Apply this to companies like Microsoft and Visa—both have wide moats, excellent management, and reasonable valuations despite market volatility.

How Do You Structure Your Portfolio for Maximum Safety?

Graham’s portfolio structure recommendations provide a solid foundation:

  • Maintain 25-75% in common stocks (with inverse in bonds)
  • Use the 50-50 rule as a reliable all-purpose program
  • Hold 10-30 different issues for proper diversification
  • Rebalance when allocations shift by 5% or more

For defensive investors, low-cost index funds like the Invesco NASDAQ 100 ETF (up 25.4% annually) provide excellent diversification with minimal effort.

Why Does Emotional Discipline Outsmart Market Timing?

All three investing masters emphasize that your worst enemy is usually yourself. The inability to keep emotions from corroding a sound intellectual framework destroys more portfolios than market crashes.

Peter Lynch’s experience with Warner Communications illustrates this perfectly: he sold at $38 after a “technical analyst warning,” missing the stock’s eventual rise to $180. The emotional reaction to outside noise cost him a tenbagger.

Practical rules for emotional control:

  • Never buy because a stock has gone up, and never sell because it has declined
  • Ignore daily market price fluctuations unless they create favorable opportunities
  • Establish a separate “mad money” account for speculative urges, limited to 10% of total funds

What Are the Most Common Value Investing Mistakes to Avoid?

Based on the principles and current market conditions, watch out for these pitfalls:

  1. Overpaying for Growth: Nvidia’s high P/E requires perfect execution—any stumble could be costly
  2. Speculative Fads: Quantum computing stocks like Rigetti Computing have unsustainable valuations
  3. Ignoring Debt: Companies like Plug Power have negative margins and high cash burn
  4. Diworseification: Multiple unrelated acquisitions usually compromise the core business

Remember Graham’s warning about Exodus Communications: it reached a $14.36 billion market cap with negative earnings and only $242 million in revenues before filing for bankruptcy.

How Can You Find Undervalued Opportunities in Today’s Market?

Peter Lynch’s scuttlebutt method—gathering intelligence from customers, competitors, and suppliers—remains powerful. Look for:

  • Companies in Depressed Industries: Trade tensions have created bargains in sectors affected by China export restrictions
  • Turnaround Stories: DraftKings down 40% from peaks but showing strong revenue growth
  • Asset Plays: Companies sitting on valuable assets the market has overlooked

Use Lynch’s ratio: (Growth Rate + Dividend Yield) / P/E Ratio. A result of 1.5 is acceptable; 2.0 or higher suggests strong value.

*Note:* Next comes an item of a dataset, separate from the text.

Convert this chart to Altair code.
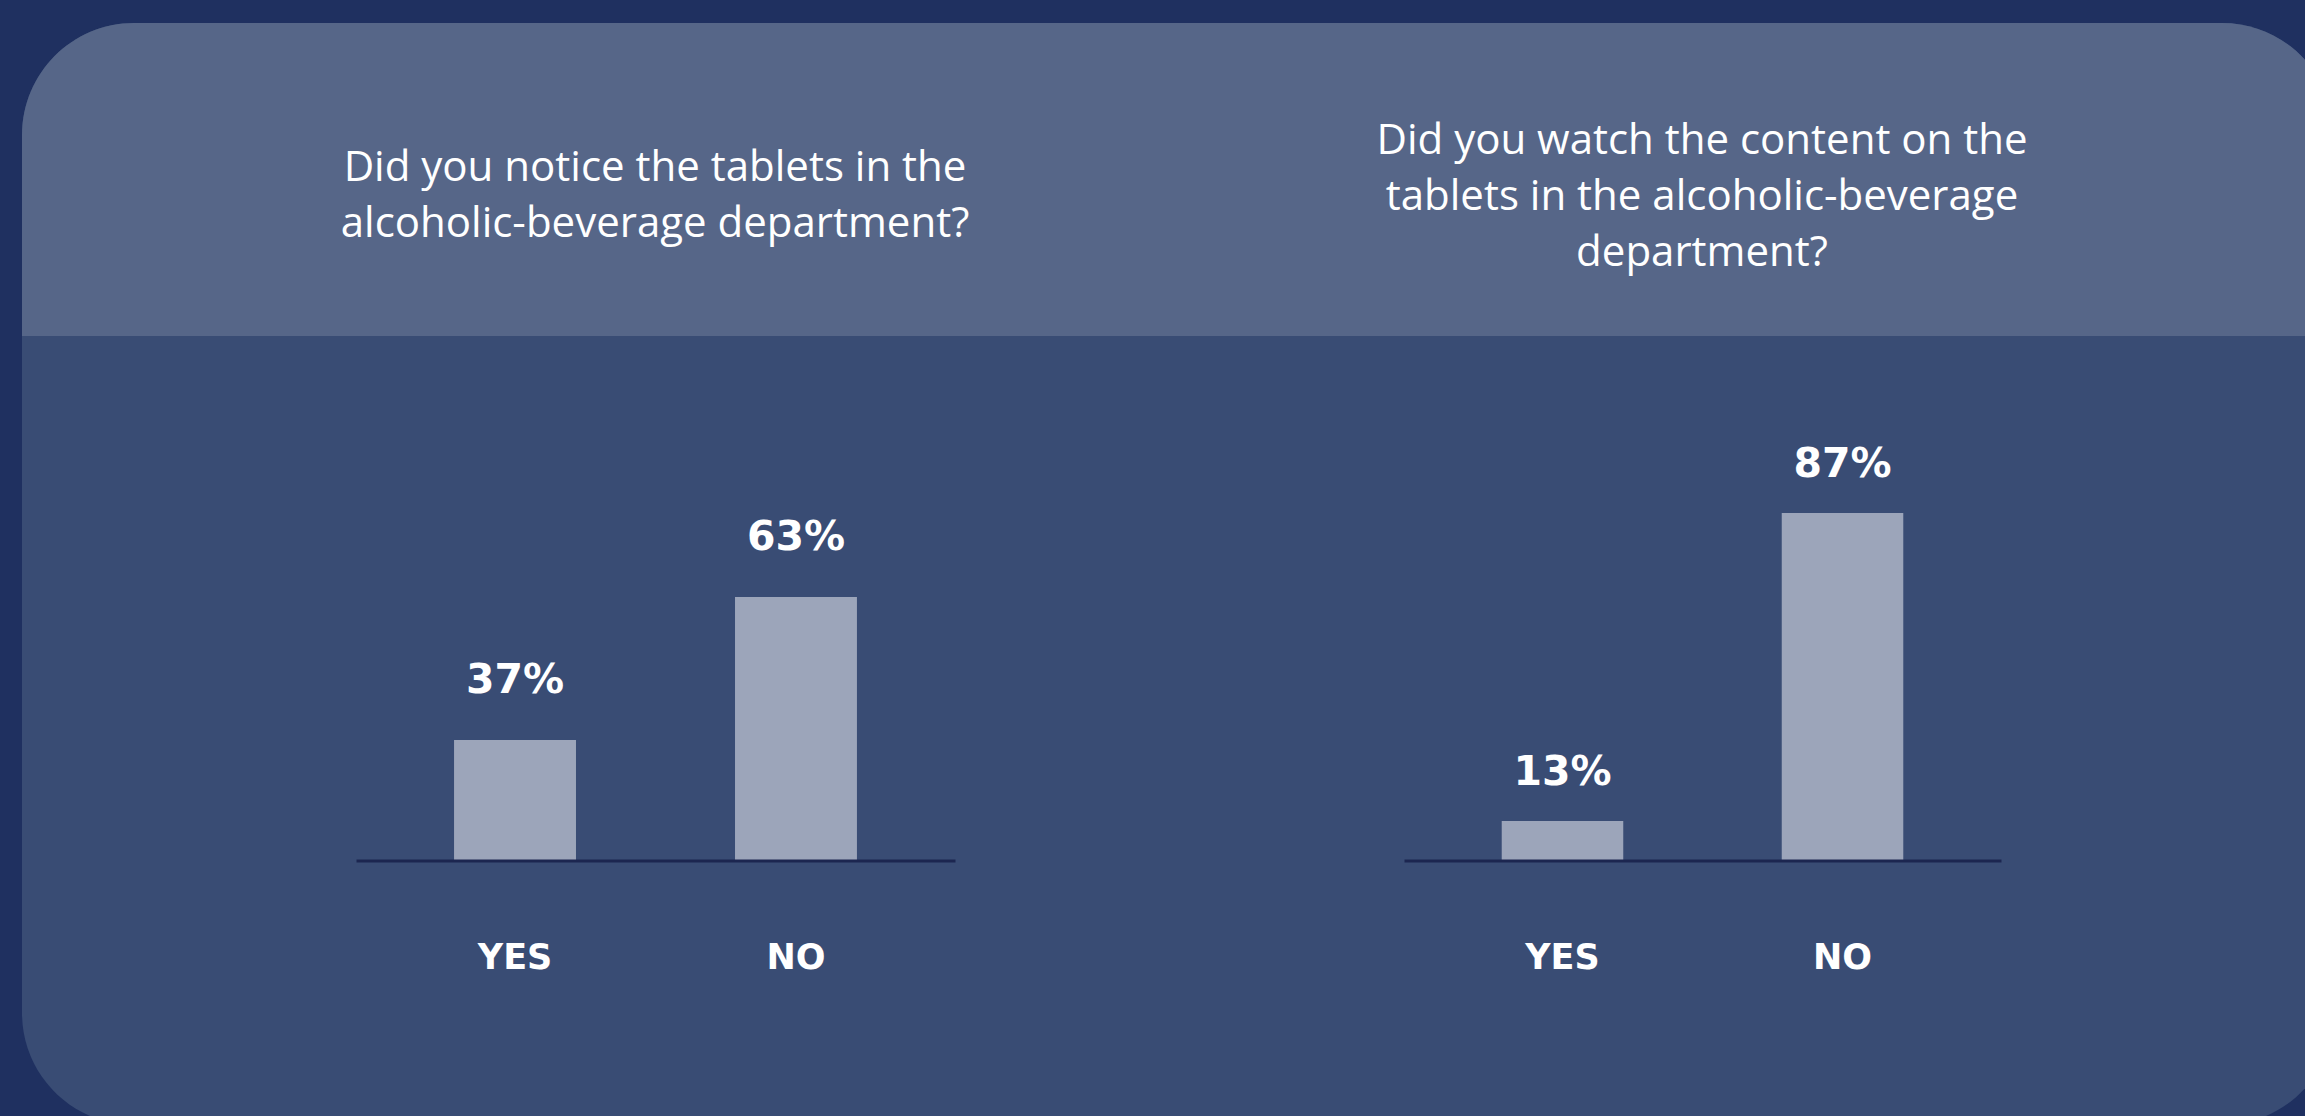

What’s Your Single Most Important Takeaway?

Focus on businesses you understand, bought at a discount to intrinsic value, and hold them through market noise. Success comes from controlling what you can: trading costs, ownership costs, expectations, risk through diversification, tax bills, and most importantly—your behavior.

The market is a pendulum swinging between unsustainable optimism and unjustified pessimism. Your job isn’t to predict these swings but to maintain discipline when others are losing theirs. As Warren Buffett says, “Be fearful when others are greedy, and greedy when others are fearful.”

Start today by reviewing your portfolio against these principles. Are you investing or speculating? Do your holdings have adequate margin of safety? Are you maintaining emotional discipline? Answer these questions honestly, and you’ll be well on your way to building lasting wealth through value investing.